Balancing structured processes with adaptability allows teams to respond effectively to changing game scenarios and competitive demands.
What Coaches Need at the Performance Stage
At a certain point in a coach’s career, technical and tactical knowledge is no longer enough. Performance environments demand decision-making under pressure, clarity in communication, and the ability to manage people and processes.
Coaches must understand how training content changes at performance stage, how to connect analysis with planning, and how to manage learning in competitive contexts. They also need to align staff members and players around shared principles.
High Performance coaching is about leading systems, not just sessions.

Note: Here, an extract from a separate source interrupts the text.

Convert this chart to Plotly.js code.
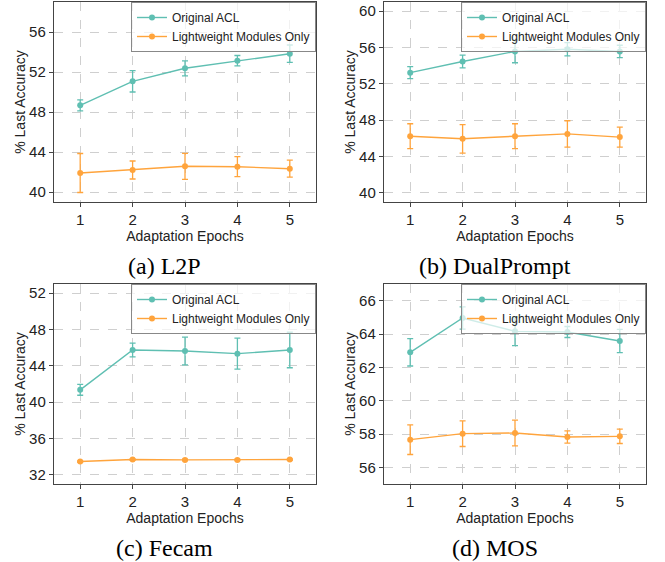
<!DOCTYPE html>
<html>
<head>
<meta charset="utf-8">
<script src="https://cdn.plot.ly/plotly-3.0.1.min.js"></script>
<style>html,body{margin:0;padding:0;background:#fff;}#chart{width:665px;height:562px;}</style>
</head>
<body>
<div id="chart"></div>
<script>
// ---- Data ----
const epochs = [1, 2, 3, 4, 5];
const seriesNames = ["Original ACL", "Lightweight Modules Only"];
const panelCaptions = ["(a) L2P", "(b) DualPrompt", "(c) Fecam", "(d) MOS"];

const l2pACL = [48.67, 51.07, 52.37, 53.13, 53.83];
const l2pACLErr = [0.55, 1.07, 0.75, 0.52, 0.87];
const l2pLW = [41.9, 42.2, 42.57, 42.53, 42.33];
const l2pLWErr = [1.95, 0.9, 1.3, 1.0, 0.85];

const dpACL = [53.23, 54.46, 55.56, 55.81, 55.56];
const dpACLErr = [0.66, 0.7, 1.24, 0.73, 0.68];
const dpLW = [46.24, 45.95, 46.24, 46.49, 46.14];
const dpLWErr = [1.37, 1.57, 1.37, 1.45, 1.1];

const fecamACL = [41.36, 45.74, 45.63, 45.34, 45.74];
const fecamACLErr = [0.6, 0.75, 1.52, 1.7, 1.95];
const fecamLW = [33.47, 33.69, 33.65, 33.65, 33.69];
const fecamLWErr = [0.08, 0.08, 0.08, 0.08, 0.08];

const mosACL = [62.9, 64.96, 64.16, 64.12, 63.58];
const mosACLErr = [0.82, 0.67, 0.86, 0.33, 0.7];
const mosLW = [57.66, 58.02, 58.06, 57.82, 57.86];
const mosLWErr = [0.89, 0.77, 0.77, 0.37, 0.43];

const yRanges = [[39, 59], [39, 61], [31, 53], [55, 67]];
const yDticks = [4, 4, 4, 2];

// ---- Styling ----
const tealColor = "#5fbfb2";
const orangeColor = "#ffa43c";
const sansFont = "Liberation Sans, Arial, sans-serif";
const serifFont = "Liberation Serif, Times New Roman, serif";

const panels = [
  {acl: l2pACL, aclErr: l2pACLErr, lw: l2pLW, lwErr: l2pLWErr},
  {acl: dpACL, aclErr: dpACLErr, lw: dpLW, lwErr: dpLWErr},
  {acl: fecamACL, aclErr: fecamACLErr, lw: fecamLW, lwErr: fecamLWErr},
  {acl: mosACL, aclErr: mosACLErr, lw: mosLW, lwErr: mosLWErr}
];

const W = 665, H = 562;
const xDomains = [[54 / W, 316 / W], [384 / W, 646 / W], [54 / W, 316 / W], [384 / W, 646 / W]];
const yDomains = [[1 - 202 / H, 1 - 2 / H], [1 - 202 / H, 1 - 2 / H], [1 - 484 / H, 1 - 284 / H], [1 - 484 / H, 1 - 284 / H]];
const captionX = [164 / W, 495 / W, 164 / W, 495 / W];
const captionY = [1 - 266 / H, 1 - 266 / H, 1 - 548 / H, 1 - 548 / H];

const traces = [];
const layout = {
  width: W, height: H,
  margin: {l: 0, r: 0, t: 0, b: 0},
  paper_bgcolor: "#fff", plot_bgcolor: "#fff",
  font: {family: sansFont, size: 14, color: "#222"},
  annotations: []
};

panels.forEach((p, i) => {
  const sfx = i === 0 ? "" : String(i + 1);
  const xa = "x" + sfx, ya = "y" + sfx;
  const legendName = "legend" + sfx;
  const mk = (y, err, color, name) => ({
    type: "scatter", mode: "lines+markers",
    x: epochs, y: y, name: name,
    xaxis: xa, yaxis: ya, legend: legendName,
    line: {color: color, width: 1.4},
    marker: {color: color, size: 6, symbol: "circle"},
    error_y: {type: "data", array: err, visible: true, color: color, thickness: 1.3, width: 3}
  });
  traces.push(mk(p.acl, p.aclErr, tealColor, seriesNames[0]));
  traces.push(mk(p.lw, p.lwErr, orangeColor, seriesNames[1]));

  const axCommon = {
    showline: true, mirror: true, linecolor: "#444", linewidth: 1.2,
    ticks: "outside", ticklen: 4, tickwidth: 1, tickcolor: "#444",
    showgrid: true, gridcolor: "#cfcfcf", griddash: "dash", gridwidth: 1,
    zeroline: false, tickfont: {family: sansFont, size: 15, color: "#222"}
  };
  layout["xaxis" + sfx] = Object.assign({}, axCommon, {
    domain: xDomains[i], anchor: ya, range: [0.5, 5.5],
    tickmode: "array", tickvals: epochs, ticktext: epochs.map(String),
    title: {text: "Adaptation Epochs", font: {family: sansFont, size: 14, color: "#222"}, standoff: 0}
  });
  layout["yaxis" + sfx] = Object.assign({}, axCommon, {
    domain: yDomains[i], anchor: xa, range: yRanges[i],
    dtick: yDticks[i], tick0: 0,
    title: {text: "% Last Accuracy", font: {family: sansFont, size: 14, color: "#222"}, standoff: 0}
  });
  layout[legendName] = {
    x: xDomains[i][1], xanchor: "right",
    y: yDomains[i][1], yanchor: "top",
    bgcolor: "rgba(255,255,255,0.7)", bordercolor: "#888", borderwidth: 1,
    font: {family: sansFont, size: 12, color: "#222"},
    tracegroupgap: 0, itemwidth: 30
  };
  layout.annotations.push({
    text: panelCaptions[i], xref: "paper", yref: "paper",
    x: captionX[i], y: captionY[i],
    xanchor: "center", yanchor: "middle", showarrow: false,
    font: {family: serifFont, size: 24, color: "#000"}
  });
});

Plotly.newPlot("chart", traces, layout, {staticPlot: true, displayModeBar: false});
</script>
</body>
</html>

Introducing the Expert in High Performance Course
If these challenges define your daily coaching reality, the Expert in High Performance course is designed to support that step forward.
This program guides coaches working from late specialization (U17) to U19 and first teams through the key areas that define High Performance football: analysis, planning, methodology, and management.
Across nine sessions and more than twelve hours of live content, coaches build a complete High Performance framework. The course focuses on understanding performance demands, structuring training and microcycles, designing methodology for competitive contexts, and managing players and staff in demanding environments.
By the end of the course, you will not only understand how High Performance teams operate, but also how to apply these principles directly to your own teams and daily work.
Conclusion: Building Sustainable Performance
High Performance football is not about short-term success. It is about building environments where players and teams can consistently perform at their best level over time.
This requires clear principles, strong methodology, and a shared professional vision. Coaches who invest in understanding performance holistically are better prepared to lead in competitive stages and to adapt to the evolving demands of the game.
Sustainable performance starts with structured thinking, intentional planning, and the courage to go beyond results.